By using a similar mountain analogy, he asserts that Yahweh also ensures His people’s eternal protection (v. 2).
God will not allow unrighteous rulers to rule over the Land forever, for then the righteous would depend upon evildoers (v. 3).
Good treatment for the upright and judgment on the crooked—these outcomes are what the writer asks from God's hand.
The psalmist asks God to grant peace in Israel (vv. 4-5).
[As long as Israel remains faithful to God, she will prosper in peace].
Restoration to God's Favor
After recalling how incredulously (“we were like those who dream”), yet joyfully, Israel behaved when he returned to Zion from his Babylonian captivity (vv. 1-2a), and how wonderfully he witnessed to God's salvation among his Gentile neighbors (v. 2b), the psalmist wholeheartedly agrees with the people by repeating their words (v. 3).

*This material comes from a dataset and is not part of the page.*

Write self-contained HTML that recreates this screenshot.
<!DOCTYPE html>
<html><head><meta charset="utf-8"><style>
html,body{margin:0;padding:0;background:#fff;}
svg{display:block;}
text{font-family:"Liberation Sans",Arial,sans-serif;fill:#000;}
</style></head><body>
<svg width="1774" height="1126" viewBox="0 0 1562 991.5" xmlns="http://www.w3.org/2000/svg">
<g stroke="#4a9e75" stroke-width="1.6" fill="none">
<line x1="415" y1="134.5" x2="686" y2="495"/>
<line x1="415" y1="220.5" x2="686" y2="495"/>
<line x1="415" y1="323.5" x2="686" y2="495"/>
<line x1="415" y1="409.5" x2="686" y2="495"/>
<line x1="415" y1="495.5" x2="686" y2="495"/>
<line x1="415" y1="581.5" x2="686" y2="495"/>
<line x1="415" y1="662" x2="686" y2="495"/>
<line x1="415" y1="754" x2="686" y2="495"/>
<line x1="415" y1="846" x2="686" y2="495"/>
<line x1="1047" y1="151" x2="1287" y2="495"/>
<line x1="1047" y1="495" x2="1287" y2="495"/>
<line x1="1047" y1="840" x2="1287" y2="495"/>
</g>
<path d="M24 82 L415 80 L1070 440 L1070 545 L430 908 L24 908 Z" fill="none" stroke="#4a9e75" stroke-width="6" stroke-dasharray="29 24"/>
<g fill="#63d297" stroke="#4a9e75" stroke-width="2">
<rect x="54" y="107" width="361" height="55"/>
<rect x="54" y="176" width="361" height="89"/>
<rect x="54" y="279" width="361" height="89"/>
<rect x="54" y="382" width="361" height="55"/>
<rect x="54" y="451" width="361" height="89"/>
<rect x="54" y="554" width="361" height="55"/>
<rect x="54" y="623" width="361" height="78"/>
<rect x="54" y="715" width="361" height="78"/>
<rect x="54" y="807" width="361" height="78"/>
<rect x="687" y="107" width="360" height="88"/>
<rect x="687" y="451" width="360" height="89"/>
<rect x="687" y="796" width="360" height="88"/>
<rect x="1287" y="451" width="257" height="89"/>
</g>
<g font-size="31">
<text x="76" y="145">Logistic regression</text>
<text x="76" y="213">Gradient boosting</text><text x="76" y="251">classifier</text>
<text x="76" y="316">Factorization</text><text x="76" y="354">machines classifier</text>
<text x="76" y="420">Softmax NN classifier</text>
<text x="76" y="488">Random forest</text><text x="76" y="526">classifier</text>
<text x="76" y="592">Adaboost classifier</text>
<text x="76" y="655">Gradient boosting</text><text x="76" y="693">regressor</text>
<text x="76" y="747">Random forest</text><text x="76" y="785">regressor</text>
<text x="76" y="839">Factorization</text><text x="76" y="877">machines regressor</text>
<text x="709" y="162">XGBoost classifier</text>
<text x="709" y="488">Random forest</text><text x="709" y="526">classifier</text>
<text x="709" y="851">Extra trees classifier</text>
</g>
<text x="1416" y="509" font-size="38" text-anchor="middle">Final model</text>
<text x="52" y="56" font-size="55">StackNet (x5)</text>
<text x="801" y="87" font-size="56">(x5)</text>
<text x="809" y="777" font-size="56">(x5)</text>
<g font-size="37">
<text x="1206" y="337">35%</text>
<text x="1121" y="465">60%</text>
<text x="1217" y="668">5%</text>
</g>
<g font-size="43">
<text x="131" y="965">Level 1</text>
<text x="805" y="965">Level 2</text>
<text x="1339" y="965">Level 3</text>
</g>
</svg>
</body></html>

Still, he hopes for a future return (v. 4).
Verses 5-6—frequently applied today in the context of evangelistic efforts—probably refer to Israel’s future heart attitude when the nation will again return to the land.

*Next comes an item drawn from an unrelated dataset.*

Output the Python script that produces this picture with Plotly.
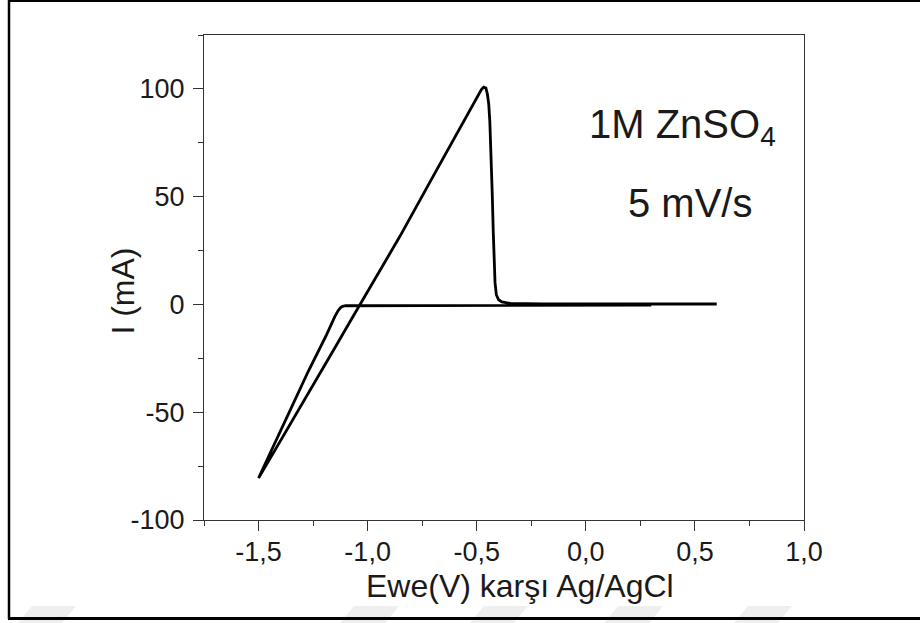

Tears of repentance produce joy over her restoration, even the blessings of the Abrahamic covenant.
[Restoration to God’s favor is the LORD’s sovereign work; when He moves in this way, it affects the world in marvelous ways].
Children: Blessings from God
Attributed to Solomon, this psalm recognizes that the believer must include God in his daily affairs in order to succeed. If he fails to do so, all his efforts will ultimately fall flat.

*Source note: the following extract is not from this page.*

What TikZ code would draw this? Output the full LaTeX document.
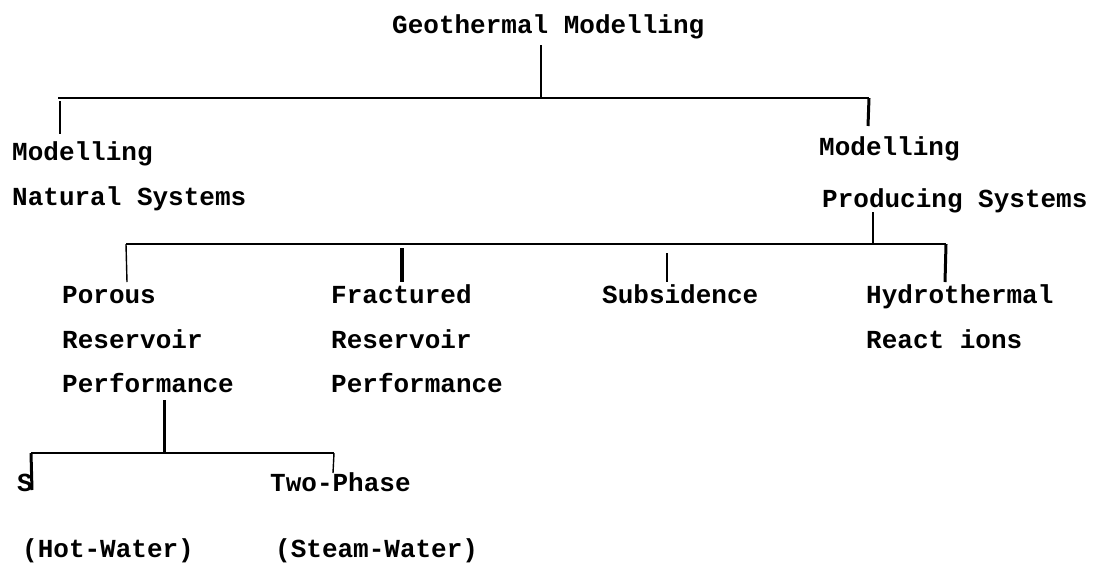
\documentclass[tikz,border=0pt]{standalone}
\usepackage{fontspec}
\setmainfont{Liberation Mono}
\begin{document}
\begin{tikzpicture}[x=1pt,y=-1pt,
  lbl/.style={anchor=base west,inner sep=0pt,font=\fontsize{26}{26}\selectfont\bfseries},
  bus/.style={line width=1.6pt},
  drop/.style={line width=1.4pt},
  heavydrop/.style={line width=3pt}]
\useasboundingbox (0,0) rectangle (1094,566);

% ---- labels ----
\node[lbl] (geo)  at (392,33)  {Geothermal Modelling};
\node[lbl] (natA) at (12,160)  {Modelling};
\node[lbl] (natB) at (12,205)  {Natural Systems};
\node[lbl] (proA) at (819,155) {Modelling};
\node[lbl] (proB) at (822,207) {Producing Systems};
\node[lbl] (porA) at (62,303)  {Porous};
\node[lbl] (porB) at (62,348)  {Reservoir};
\node[lbl] (porC) at (62,392)  {Performance};
\node[lbl] (fraA) at (331,303) {Fractured};
\node[lbl] (fraB) at (331,348) {Reservoir};
\node[lbl] (fraC) at (331,392) {Performance};
\node[lbl] (sub)  at (602,303) {Subsidence};
\node[lbl] (hydA) at (866,303) {Hydrothermal};
\node[lbl] (hydB) at (866,348) {React ions};
\node[lbl] (sgl)  at (17,491)  {S};
\node[lbl] (twoA) at (270,491) {Two-Phase};
\node[lbl] (sglB) at (22,557)  {(Hot-Water)};
\node[lbl] (twoB) at (275,557) {(Steam-Water)};

% ---- junction points ----
\coordinate (geoTop) at (541,45);
\coordinate (b1m) at (541,98);
\coordinate (b1l) at (58,98);
\coordinate (b1r) at (869,98);
\coordinate (natT) at (60,134);
\coordinate (proT) at (868,126);

\coordinate (proBot) at (873,212);
\coordinate (b2m) at (873,244);
\coordinate (b2l) at (126,244);
\coordinate (b2r) at (946,244);
\coordinate (porT) at (127,282);
\coordinate (fraS) at (402,248);
\coordinate (fraT) at (402,282);
\coordinate (subS) at (667,253);
\coordinate (subT) at (667,282);
\coordinate (hydT) at (945,282);

\coordinate (porBot) at (164,400);
\coordinate (b3m) at (164,453);
\coordinate (b3l) at (31,453);
\coordinate (b3r) at (334,453);
\coordinate (sglT) at (32,490);
\coordinate (twoT) at (333,473);

% ---- top level ----
\draw[bus] (geoTop) -- (b1m);
\draw[bus] (b1l) -- (b1r);
\draw[drop] (60,101) -- (natT);
\draw[heavydrop] (b1r) -- (proT);

% ---- producing systems ----
\draw[drop] (proBot) -- (b2m);
\draw[bus] (b2l) -- (b2r);
\draw[drop] (b2l) -- (porT);
\draw[line width=4pt] (fraS) -- (fraT);
\draw[drop] (subS) -- (subT);
\draw[heavydrop] (b2r) -- (hydT);

% ---- porous reservoir performance ----
\draw[heavydrop] (porBot) -- (b3m);
\draw[bus] (b3l) -- (b3r);
\draw[heavydrop] (b3l) -- (sglT);
\draw[drop] (b3r) -- (twoT);
\end{tikzpicture}
\end{document}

What is this king’s advice?
Learn to leave the project in God's hands, and you will sleep securely (vv. 1-2).
Besides the gift of security, God also gives children to parents as blessings.
Parents should enjoy them, knowing that they will one day represent the family and take on important responsibilities (vv. 3-5).
[Discovering how Solomon intended these themes to work together is the key to interpretation].
The Blessed Manview quiz statistics
Wait Upon the LORD
Individual Blessingview quiz statistics
The "Good Life" of the Blessed Man
The psalmist pictures a blessed man as one who fears God and lives according to divine dictates (v. 1).
This particular “happy” man works hard, and has a good wife and growing children (vv. 2-4). For such a man and his grandchildren to benefit from the continued goodness of God is the writer's prayer (vv. 5-6).
[The good life is the obedient, godly life; give your life’s endeavors all the effort that you possess in order to bring glory to God, and He will cause you to be happy with wonderful relationships].
Wait Upon the LORD
Taking on a form similar to Psalm 124:1, this song's introduction calls for Israel to remember the many long afflictions that the nation had endured at the hands of enemies (vv. 1-2a).
However, it also recalls how these foes failed to prevail against God's people, because the LORD was faithful to deliver them (vv. 2b-4).
Finally, the psalmist issues some imprecatory prayers against Zion-haters, comparing the latter to hay (vv. 5-8).
[Reliance upon God to exact vengeance shows a strong sense of justice].
Hope Amidst Sufferings
Apparently suffering depression because of sin, the writer pleads for God to answer his cries for help (vv. 1-2).
Having waited eagerly for Yahweh's mercy and forgiveness, he is confident that these blessings will come because "with Him" are such things (vv. 3-7).
He exhorts Israel to join him in hoping in God's redemption, for he is certain that it will surely come (vv. 7-8).
[No despair exists in genuine hope, though times of painful testing persist while you wait].
Rest in God's Arms
In this prayer, David presents himself as an example to Israel of one who simply trusts in the LORD.
By humbling himself as a little child, he is content to rest quietly, as though he were nestled against his mother's bosom (vv. 1-3).
["At rest" is a cherished position for the saint. However, in order to experience it consistently, he must learn to relinquish control of his life to the One who will nourish him, protect him, and never let him go].
The High Priest
Be Faithful to the LORD
A prayer composed on David's behalf, it asks that God “remember” the king (v. 1), and recounts his vow to find a suitable location for Yahweh’s dwelling place (vv. 2-5)
Verses 6-10 read as though someone found David's "no-sleep" oath, and then exhorted Israel to assemble to pray for him (cf. the Song of the Ark in Num. 10:35-36).
Afterwards, the psalmist rehearses God's promise to David and his descendants that if they keep the covenant, they will reign in Jerusalem (vv. 11-12; cf. 2 Sam. 7:12).
Yahweh had already decided to bless Zion forever with His presence, provision and salvation (vv. 13-18).
[Although God's covenant with David was unconditional, blessings upon individual sons depended upon their faithfulness to the LORD].
The Refreshment of Spiritual Unity
David compares unity among brethren (v. 1) to two refreshing events:
(1) the time when anointing oil was poured upon the head of the high priest Aaron and flowed down his garments (v. 2), and
(2) the time when heavenly dew descends upon the mountains of Jerusalem where the LORD "commanded the blessing—life forevermore" (v. 3).
Blessings (represented by flowing oil and water) extend to all community members.
[When relationships among the brethren are right, the blessings in church life can almost resemble heaven].
Bless the LORD--No Matter What
This song functions either as a command or as an exhortation to the nightwatchmen to praise the LORD while they stand guard in the temple.
It is also a prayer that the LORD, the Creator, might bless them (vv. 1-3).
[Whatever you do and wherever you are, you should not neglect to bless the LORD: a fitting way to conclude the Songs of Ascents].